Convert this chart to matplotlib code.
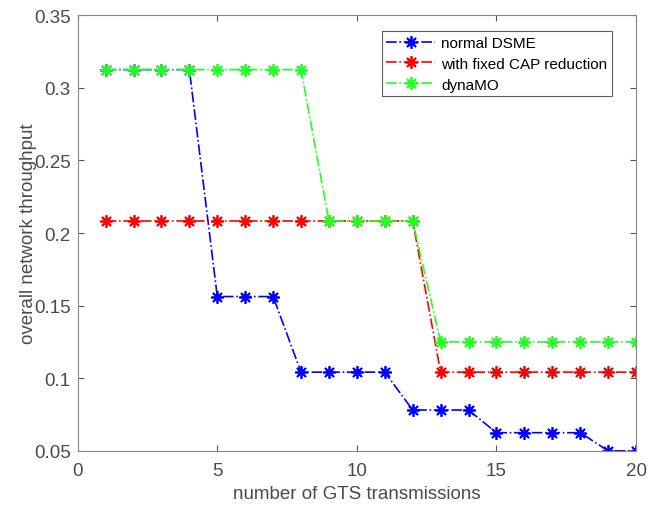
import numpy as np
import matplotlib
matplotlib.use('Agg')
import matplotlib.pyplot as plt

plt.rcParams['font.family'] = ['Liberation Sans', 'DejaVu Sans']

# 数据
gts = list(range(1, 21))
normal_dsme = [0.3125] * 4 + [0.15625] * 3 + [0.1042] * 4 + [0.078125] * 3 + [0.0625] * 4 + [0.05] * 2
fixed_cap = [0.2083] * 12 + [0.1042] * 8
dynamo = [0.3125] * 8 + [0.2083] * 4 + [0.125] * 8

series_names = ['normal DSME', 'with fixed CAP reduction', 'dynaMO']
series_colors = ['#0000ff', '#ff0000', '#22ff22']

fig = plt.figure(figsize=(6.53, 5.06), dpi=100)
ax = fig.add_axes([0.119, 0.107, 0.855, 0.861])

for vals, name, c in zip([normal_dsme, fixed_cap, dynamo], series_names, series_colors):
    ax.plot(gts, vals, linestyle='-.', color=c, marker=(8, 2, 0), markersize=9,
            markeredgewidth=1.3, linewidth=1.2, label=name)

ax.set_xlim(0, 20)
ax.set_ylim(0.05, 0.35)
ax.set_xticks([0, 5, 10, 15, 20])
ax.set_yticks([0.05, 0.1, 0.15, 0.2, 0.25, 0.3, 0.35])
ax.set_yticklabels(['0.05', '0.1', '0.15', '0.2', '0.25', '0.3', '0.35'])
ax.tick_params(direction='in', top=True, right=True, labelsize=13.5,
               colors='#555555', labelcolor='#4a4a4a', length=4, pad=5)
ax.tick_params(axis='x', pad=8)
for s in ax.spines.values():
    s.set_color('#888888')
    s.set_linewidth(0.8)

ax.set_xlabel('number of GTS transmissions', fontsize=13.5, color='#4a4a4a', labelpad=4)
ax.set_ylabel('overall network throughput', fontsize=13.5, color='#4a4a4a', labelpad=-2)

leg = ax.legend(loc='upper right', bbox_to_anchor=(0.957, 0.963), fontsize=11,
                frameon=True, fancybox=False, edgecolor='#333333',
                handlelength=3.2, handletextpad=0.4, borderpad=0.3, labelspacing=0.45,
                borderaxespad=0)
leg.get_frame().set_linewidth(0.8)

plt.savefig('out.png', dpi=100)
plt.close()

- - -

= STATED EXERCISE =
Every line above should be returned exactly; the pictures stay out.

= SOLUTION TO THE PROBLEM =
Convert this chart to matplotlib code.
import numpy as np
import matplotlib
matplotlib.use('Agg')
import matplotlib.pyplot as plt

plt.rcParams['font.family'] = ['Liberation Sans', 'DejaVu Sans']

# 数据
gts = list(range(1, 21))
normal_dsme = [0.3125] * 4 + [0.15625] * 3 + [0.1042] * 4 + [0.078125] * 3 + [0.0625] * 4 + [0.05] * 2
fixed_cap = [0.2083] * 12 + [0.1042] * 8
dynamo = [0.3125] * 8 + [0.2083] * 4 + [0.125] * 8

series_names = ['normal DSME', 'with fixed CAP reduction', 'dynaMO']
series_colors = ['#0000ff', '#ff0000', '#22ff22']

fig = plt.figure(figsize=(6.53, 5.06), dpi=100)
ax = fig.add_axes([0.119, 0.107, 0.855, 0.861])

for vals, name, c in zip([normal_dsme, fixed_cap, dynamo], series_names, series_colors):
    ax.plot(gts, vals, linestyle='-.', color=c, marker=(8, 2, 0), markersize=9,
            markeredgewidth=1.3, linewidth=1.2, label=name)

ax.set_xlim(0, 20)
ax.set_ylim(0.05, 0.35)
ax.set_xticks([0, 5, 10, 15, 20])
ax.set_yticks([0.05, 0.1, 0.15, 0.2, 0.25, 0.3, 0.35])
ax.set_yticklabels(['0.05', '0.1', '0.15', '0.2', '0.25', '0.3', '0.35'])
ax.tick_params(direction='in', top=True, right=True, labelsize=13.5,
               colors='#555555', labelcolor='#4a4a4a', length=4, pad=5)
ax.tick_params(axis='x', pad=8)
for s in ax.spines.values():
    s.set_color('#888888')
    s.set_linewidth(0.8)

ax.set_xlabel('number of GTS transmissions', fontsize=13.5, color='#4a4a4a', labelpad=4)
ax.set_ylabel('overall network throughput', fontsize=13.5, color='#4a4a4a', labelpad=-2)

leg = ax.legend(loc='upper right', bbox_to_anchor=(0.957, 0.963), fontsize=11,
                frameon=True, fancybox=False, edgecolor='#333333',
                handlelength=3.2, handletextpad=0.4, borderpad=0.3, labelspacing=0.45,
                borderaxespad=0)
leg.get_frame().set_linewidth(0.8)

plt.savefig('out.png', dpi=100)
plt.close()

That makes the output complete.